Remodel degrees around SDGs, not disciplines, says Tony Chan

Interdisciplinary degrees focused on sustainability challenges would excite undergraduates more than discipline-led courses, says KAUST president

October 31, 2022
Tony Chan

Universities should consider remodelling courses around global development challenges rather than disciplines, the president of a leading Saudi university has suggested.

Speaking at Times Higher Education’s Global Sustainable Development Congress, Tony Chan, who has led King Abdullah University of Science and Technology (KAUST) since 2018, said higher education institutions should be ready to tear up traditional discipline-led teaching and offer more interdisciplinary courses based around Sustainable Development Goals (SDGs), such as sustainable cities, clean water and sanitation and marine conservation.

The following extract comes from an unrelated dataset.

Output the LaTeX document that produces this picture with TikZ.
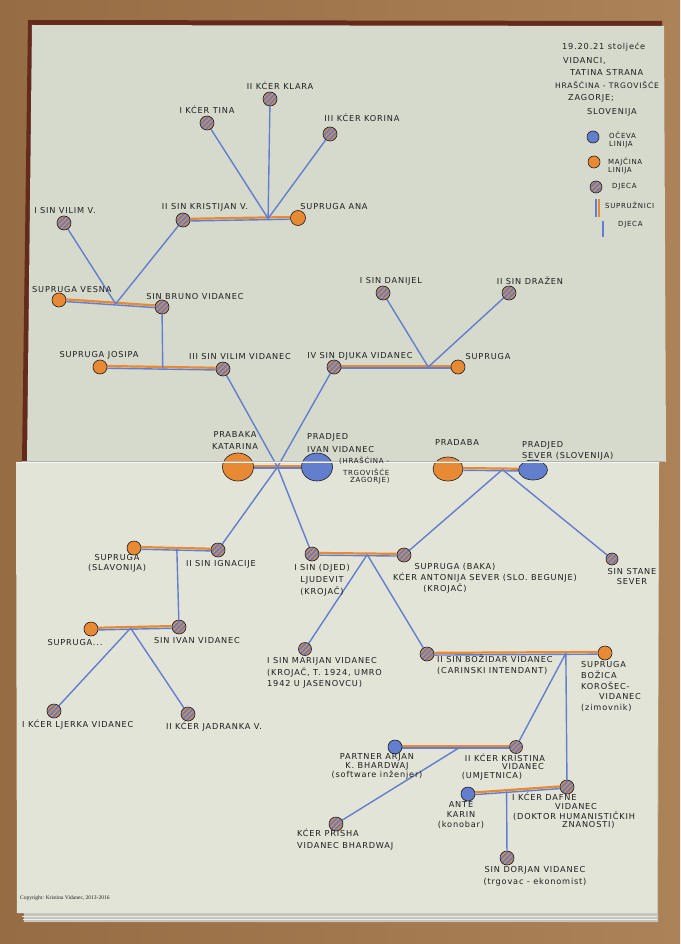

“When I was younger students would say, ‘I want to study mathematics or science.’ Today students are much more interested in studying sustainability, and are much more motivated by SDGs,” said Professor Chan, a former California Institute of Technology professor who led Hong Kong University of Science and Technology for nine years.

These courses could include “some economics, some science and some mathematics”, explained Professor Chan at the event at the University of Glasgow. He urged universities to “have interdisciplinary courses in these areas ready” for students given the changing interests of potential undergraduates.

Speaking to THE after the talk, Professor Chan said that this type of curricular change reflected the set-up of his own graduate-only university, which is organised around research themes, such as clean water or green energy, rather than disciplines.

“We have a lot of chemists but no chemistry department,” he explained, adding that these chemists might be working on ways to improve water desalination. “Not everyone has the luxury of doing away with departments so they can work in this way,” he added of his institution, which was founded 13 years ago with a $20 billion (£17.4 billion) endowment.

Professor Chan also defended the situation faced by women in Saudi Arabia, and pointed to KAUST’s own record on gender equality – one of the United Nations’ 17 SDGs – as a reason to be optimistic. Forty per cent of its students are women, of whom two-thirds are PhD candidates, he said.

“Anywhere in the world it is difficult to attract women students in STEM subjects,” said Professor Chan, who described the proportion of female graduate students at KAUST as “quite amazing”.

“Finding female faculty is more challenging – the problem isn’t culture as everyone wants to do it. But we don’t want to people to say a female faculty member was hired because she was female – it has to be on academic quality,” he added. Professor Chan said he was, however, delighted to hire a Saudi-born female researcher who had taken her PhD at Imperial College London before moving to Caltech. “She could really write her own ticket, and I hope she will be an inspiration to others,” he said.

Reflecting on the relatively recent gender shift within science, Professor Chan, who is 70 years old, said: “When I graduated from Caltech [in the 1970s], I did so with the very first women to go there – so, even in my lifetime there has been huge change. These things can take time.”